Plotting code records
[start]

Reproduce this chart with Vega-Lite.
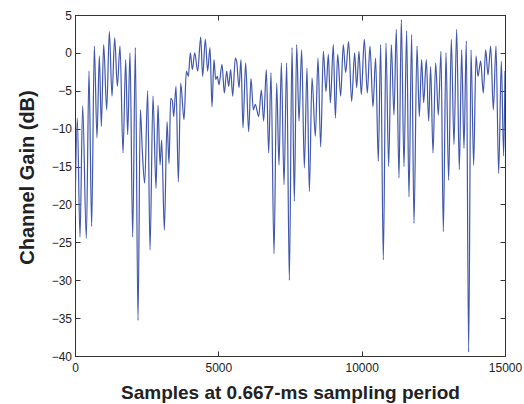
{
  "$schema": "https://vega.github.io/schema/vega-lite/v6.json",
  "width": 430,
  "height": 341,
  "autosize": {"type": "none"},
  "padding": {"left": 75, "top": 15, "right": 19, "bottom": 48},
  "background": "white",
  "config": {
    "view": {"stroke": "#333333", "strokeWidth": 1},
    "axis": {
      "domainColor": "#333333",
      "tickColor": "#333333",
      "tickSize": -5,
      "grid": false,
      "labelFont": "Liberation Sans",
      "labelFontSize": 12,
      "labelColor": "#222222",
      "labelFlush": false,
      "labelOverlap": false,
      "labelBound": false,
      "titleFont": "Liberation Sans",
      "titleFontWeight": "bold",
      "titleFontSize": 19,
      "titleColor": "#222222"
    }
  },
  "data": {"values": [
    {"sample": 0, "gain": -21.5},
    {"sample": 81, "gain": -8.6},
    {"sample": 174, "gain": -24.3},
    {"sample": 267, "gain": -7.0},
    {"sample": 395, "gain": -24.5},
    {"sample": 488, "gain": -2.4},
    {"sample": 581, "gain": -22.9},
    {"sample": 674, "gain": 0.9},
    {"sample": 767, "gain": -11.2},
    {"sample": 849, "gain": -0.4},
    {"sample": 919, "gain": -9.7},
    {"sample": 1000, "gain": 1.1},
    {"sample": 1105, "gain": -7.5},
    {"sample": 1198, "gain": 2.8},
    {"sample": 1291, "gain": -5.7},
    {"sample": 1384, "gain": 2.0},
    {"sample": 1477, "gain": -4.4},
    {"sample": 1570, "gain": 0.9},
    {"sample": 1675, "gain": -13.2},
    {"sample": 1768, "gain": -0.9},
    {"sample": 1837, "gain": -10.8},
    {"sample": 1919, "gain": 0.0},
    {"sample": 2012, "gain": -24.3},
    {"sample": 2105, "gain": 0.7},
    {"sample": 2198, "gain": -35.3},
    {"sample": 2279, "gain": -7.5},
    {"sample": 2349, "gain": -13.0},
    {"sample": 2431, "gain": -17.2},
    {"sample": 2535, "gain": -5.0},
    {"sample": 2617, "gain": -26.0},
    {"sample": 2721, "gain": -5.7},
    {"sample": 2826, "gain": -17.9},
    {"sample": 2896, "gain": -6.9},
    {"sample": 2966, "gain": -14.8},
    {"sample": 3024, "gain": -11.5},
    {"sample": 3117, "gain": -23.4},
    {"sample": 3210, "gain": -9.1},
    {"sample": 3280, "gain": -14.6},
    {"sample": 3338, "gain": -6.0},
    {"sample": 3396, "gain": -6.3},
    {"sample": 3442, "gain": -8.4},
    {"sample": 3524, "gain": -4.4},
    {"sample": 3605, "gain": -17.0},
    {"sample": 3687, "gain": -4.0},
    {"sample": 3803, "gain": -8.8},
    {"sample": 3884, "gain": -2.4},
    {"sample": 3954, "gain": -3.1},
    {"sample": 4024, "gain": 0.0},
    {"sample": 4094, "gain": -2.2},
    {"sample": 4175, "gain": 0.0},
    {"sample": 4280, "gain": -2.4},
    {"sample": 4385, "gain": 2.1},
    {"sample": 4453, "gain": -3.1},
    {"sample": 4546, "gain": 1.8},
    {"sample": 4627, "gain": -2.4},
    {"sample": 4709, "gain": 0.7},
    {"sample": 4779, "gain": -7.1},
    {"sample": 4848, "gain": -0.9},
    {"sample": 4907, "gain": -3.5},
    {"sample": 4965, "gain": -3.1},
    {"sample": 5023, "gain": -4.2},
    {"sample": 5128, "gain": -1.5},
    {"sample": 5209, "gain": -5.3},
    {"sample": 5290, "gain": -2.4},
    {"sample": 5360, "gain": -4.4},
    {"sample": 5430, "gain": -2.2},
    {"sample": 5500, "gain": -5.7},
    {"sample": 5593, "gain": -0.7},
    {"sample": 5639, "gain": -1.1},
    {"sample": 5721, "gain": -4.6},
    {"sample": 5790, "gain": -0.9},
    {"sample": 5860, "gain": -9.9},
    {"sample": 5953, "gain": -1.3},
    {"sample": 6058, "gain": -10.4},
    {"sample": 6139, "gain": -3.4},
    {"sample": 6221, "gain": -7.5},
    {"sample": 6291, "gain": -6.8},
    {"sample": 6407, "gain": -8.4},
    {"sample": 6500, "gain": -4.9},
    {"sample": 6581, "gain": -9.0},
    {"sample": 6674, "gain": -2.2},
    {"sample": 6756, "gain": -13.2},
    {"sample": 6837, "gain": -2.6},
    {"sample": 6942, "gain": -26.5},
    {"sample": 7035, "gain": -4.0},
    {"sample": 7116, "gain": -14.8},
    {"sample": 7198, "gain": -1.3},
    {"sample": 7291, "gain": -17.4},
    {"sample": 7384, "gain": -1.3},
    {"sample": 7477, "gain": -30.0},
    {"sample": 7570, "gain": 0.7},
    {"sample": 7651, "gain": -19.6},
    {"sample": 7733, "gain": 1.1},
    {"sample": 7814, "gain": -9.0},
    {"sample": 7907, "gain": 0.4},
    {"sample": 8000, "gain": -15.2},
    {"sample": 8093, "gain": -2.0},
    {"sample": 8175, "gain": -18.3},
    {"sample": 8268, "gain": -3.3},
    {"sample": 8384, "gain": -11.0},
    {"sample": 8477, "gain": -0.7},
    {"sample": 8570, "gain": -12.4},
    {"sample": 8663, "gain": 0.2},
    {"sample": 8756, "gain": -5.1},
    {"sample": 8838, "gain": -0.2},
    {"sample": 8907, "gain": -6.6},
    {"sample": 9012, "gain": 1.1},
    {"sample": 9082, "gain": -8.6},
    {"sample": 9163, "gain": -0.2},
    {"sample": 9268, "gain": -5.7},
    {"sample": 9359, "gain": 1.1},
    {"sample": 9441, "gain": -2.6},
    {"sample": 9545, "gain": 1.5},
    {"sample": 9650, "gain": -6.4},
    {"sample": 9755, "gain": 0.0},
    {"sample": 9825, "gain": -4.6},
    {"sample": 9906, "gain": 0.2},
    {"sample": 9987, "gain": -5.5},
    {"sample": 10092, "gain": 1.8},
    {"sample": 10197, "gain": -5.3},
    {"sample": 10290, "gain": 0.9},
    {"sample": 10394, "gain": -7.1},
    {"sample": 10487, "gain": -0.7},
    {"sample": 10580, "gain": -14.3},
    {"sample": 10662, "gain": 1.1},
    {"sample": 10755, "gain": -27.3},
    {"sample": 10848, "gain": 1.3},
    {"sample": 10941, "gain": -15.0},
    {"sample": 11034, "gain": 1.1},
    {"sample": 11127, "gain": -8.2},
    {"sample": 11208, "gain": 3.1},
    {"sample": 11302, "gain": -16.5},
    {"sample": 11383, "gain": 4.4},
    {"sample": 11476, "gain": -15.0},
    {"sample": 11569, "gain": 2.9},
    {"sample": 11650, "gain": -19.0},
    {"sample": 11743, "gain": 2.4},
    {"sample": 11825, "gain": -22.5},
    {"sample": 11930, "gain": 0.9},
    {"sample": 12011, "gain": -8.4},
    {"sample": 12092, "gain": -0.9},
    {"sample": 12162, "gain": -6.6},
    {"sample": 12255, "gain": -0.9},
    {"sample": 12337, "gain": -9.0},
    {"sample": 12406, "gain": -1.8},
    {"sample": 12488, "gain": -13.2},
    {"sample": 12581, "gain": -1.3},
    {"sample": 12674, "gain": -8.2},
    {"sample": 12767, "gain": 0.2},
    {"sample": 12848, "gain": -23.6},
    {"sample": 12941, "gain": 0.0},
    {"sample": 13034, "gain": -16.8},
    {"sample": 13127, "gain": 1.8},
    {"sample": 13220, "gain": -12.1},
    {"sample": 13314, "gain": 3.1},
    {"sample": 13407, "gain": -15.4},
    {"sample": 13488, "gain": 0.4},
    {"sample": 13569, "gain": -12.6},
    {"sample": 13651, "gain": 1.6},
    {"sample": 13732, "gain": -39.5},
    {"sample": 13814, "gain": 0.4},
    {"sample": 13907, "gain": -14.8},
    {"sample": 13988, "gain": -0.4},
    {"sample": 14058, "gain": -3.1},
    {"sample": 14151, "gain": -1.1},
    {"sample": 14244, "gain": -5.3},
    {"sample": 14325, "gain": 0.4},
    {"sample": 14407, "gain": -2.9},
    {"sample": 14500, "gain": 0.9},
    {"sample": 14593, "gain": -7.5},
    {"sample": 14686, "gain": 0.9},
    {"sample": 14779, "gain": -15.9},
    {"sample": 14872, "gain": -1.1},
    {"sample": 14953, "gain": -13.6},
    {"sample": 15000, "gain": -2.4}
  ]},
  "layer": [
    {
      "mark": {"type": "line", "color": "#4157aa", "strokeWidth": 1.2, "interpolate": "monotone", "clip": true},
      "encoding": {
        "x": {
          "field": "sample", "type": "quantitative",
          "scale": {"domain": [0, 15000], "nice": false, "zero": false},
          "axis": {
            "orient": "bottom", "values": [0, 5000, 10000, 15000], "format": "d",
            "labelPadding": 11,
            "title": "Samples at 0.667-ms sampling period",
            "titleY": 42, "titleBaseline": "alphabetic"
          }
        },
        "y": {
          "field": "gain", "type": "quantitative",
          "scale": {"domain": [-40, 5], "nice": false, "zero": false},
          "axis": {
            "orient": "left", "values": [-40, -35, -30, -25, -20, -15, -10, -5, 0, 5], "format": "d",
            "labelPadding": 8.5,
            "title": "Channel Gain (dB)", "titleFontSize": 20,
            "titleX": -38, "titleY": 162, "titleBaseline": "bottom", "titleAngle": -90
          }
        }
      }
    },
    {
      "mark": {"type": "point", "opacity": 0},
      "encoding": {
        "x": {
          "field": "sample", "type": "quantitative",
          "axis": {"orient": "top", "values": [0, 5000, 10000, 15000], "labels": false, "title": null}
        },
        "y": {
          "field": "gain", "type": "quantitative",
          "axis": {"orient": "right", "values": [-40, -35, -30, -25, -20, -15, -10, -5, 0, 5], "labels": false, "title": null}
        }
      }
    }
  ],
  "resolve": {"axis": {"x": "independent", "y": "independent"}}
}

[end]
[start]

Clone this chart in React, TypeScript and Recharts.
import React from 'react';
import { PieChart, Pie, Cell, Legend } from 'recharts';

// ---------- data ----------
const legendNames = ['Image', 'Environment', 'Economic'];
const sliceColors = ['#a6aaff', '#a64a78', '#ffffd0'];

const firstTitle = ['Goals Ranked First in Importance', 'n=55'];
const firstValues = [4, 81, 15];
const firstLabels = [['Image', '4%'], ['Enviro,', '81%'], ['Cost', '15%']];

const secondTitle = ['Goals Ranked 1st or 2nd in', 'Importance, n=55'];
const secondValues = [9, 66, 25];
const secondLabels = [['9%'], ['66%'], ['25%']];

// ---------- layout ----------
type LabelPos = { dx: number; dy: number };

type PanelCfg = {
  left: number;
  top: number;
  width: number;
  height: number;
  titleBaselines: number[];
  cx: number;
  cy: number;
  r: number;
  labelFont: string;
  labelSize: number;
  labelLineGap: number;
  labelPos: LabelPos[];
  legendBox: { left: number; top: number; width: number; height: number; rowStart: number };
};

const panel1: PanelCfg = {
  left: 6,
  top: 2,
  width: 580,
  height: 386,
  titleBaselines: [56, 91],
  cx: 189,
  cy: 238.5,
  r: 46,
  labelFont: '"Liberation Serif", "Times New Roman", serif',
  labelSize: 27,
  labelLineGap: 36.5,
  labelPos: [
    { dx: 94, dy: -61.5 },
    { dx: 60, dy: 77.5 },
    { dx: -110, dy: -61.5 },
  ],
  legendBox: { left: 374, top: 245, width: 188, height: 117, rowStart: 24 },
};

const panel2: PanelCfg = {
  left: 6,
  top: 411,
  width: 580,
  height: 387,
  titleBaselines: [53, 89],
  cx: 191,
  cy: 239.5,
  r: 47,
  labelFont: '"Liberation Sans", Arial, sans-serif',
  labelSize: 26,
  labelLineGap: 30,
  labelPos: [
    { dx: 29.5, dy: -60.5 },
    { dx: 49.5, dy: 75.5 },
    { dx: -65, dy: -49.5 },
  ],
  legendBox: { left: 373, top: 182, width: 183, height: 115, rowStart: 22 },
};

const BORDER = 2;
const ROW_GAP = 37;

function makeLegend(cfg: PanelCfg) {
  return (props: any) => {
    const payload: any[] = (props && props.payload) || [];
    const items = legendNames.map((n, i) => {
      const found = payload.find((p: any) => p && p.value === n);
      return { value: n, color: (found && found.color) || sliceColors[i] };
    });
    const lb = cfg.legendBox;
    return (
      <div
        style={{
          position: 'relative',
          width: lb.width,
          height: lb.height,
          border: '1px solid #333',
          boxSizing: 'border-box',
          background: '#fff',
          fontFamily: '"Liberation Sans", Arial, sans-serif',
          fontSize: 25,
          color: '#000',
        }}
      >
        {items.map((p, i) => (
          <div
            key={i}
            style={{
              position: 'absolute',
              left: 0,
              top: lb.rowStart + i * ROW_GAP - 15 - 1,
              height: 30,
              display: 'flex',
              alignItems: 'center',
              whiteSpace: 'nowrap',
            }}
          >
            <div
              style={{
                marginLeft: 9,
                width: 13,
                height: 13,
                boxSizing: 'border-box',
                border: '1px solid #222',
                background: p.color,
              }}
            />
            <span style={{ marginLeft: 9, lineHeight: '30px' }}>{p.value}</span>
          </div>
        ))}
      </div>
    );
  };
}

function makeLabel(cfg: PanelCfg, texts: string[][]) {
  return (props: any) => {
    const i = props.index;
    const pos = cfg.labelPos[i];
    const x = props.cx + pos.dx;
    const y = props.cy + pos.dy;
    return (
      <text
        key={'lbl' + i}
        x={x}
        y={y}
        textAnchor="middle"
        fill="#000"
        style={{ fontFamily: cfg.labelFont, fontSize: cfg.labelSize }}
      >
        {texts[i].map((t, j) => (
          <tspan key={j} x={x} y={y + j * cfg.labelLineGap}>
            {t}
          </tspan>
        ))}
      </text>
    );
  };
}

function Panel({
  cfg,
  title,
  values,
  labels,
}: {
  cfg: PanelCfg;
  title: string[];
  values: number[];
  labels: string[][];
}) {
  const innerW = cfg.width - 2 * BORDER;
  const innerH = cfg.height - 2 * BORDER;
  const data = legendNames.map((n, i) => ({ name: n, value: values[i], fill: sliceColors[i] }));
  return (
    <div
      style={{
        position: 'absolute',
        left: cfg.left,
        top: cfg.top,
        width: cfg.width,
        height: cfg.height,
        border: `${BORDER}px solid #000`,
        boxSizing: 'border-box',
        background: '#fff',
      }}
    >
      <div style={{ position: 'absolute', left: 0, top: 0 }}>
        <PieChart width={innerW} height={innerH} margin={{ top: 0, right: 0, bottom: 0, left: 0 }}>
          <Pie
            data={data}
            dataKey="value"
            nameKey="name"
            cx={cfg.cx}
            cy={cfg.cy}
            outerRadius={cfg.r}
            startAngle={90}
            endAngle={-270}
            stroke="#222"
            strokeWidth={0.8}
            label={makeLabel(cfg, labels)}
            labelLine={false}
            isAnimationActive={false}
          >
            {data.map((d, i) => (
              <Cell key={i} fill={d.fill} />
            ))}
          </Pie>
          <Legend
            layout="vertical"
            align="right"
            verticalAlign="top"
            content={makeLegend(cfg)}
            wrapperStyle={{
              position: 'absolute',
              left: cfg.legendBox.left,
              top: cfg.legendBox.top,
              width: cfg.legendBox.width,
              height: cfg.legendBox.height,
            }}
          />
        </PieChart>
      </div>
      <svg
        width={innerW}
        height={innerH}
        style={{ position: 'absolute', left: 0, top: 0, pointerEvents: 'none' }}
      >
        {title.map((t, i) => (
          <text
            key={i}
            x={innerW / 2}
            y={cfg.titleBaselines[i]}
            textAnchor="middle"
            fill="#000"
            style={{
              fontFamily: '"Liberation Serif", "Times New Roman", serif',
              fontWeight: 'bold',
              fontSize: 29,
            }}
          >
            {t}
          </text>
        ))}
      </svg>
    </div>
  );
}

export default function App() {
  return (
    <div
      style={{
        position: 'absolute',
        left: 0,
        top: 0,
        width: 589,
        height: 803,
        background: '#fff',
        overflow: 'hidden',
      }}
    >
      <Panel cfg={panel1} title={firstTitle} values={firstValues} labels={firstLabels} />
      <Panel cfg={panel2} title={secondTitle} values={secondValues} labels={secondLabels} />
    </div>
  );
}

[end]

REQUEST: Check the data for the word "this" and pull out the lines that have it.

FULL ANSWER:
Reproduce this chart with Vega-Lite.
Clone this chart in React, TypeScript and Recharts.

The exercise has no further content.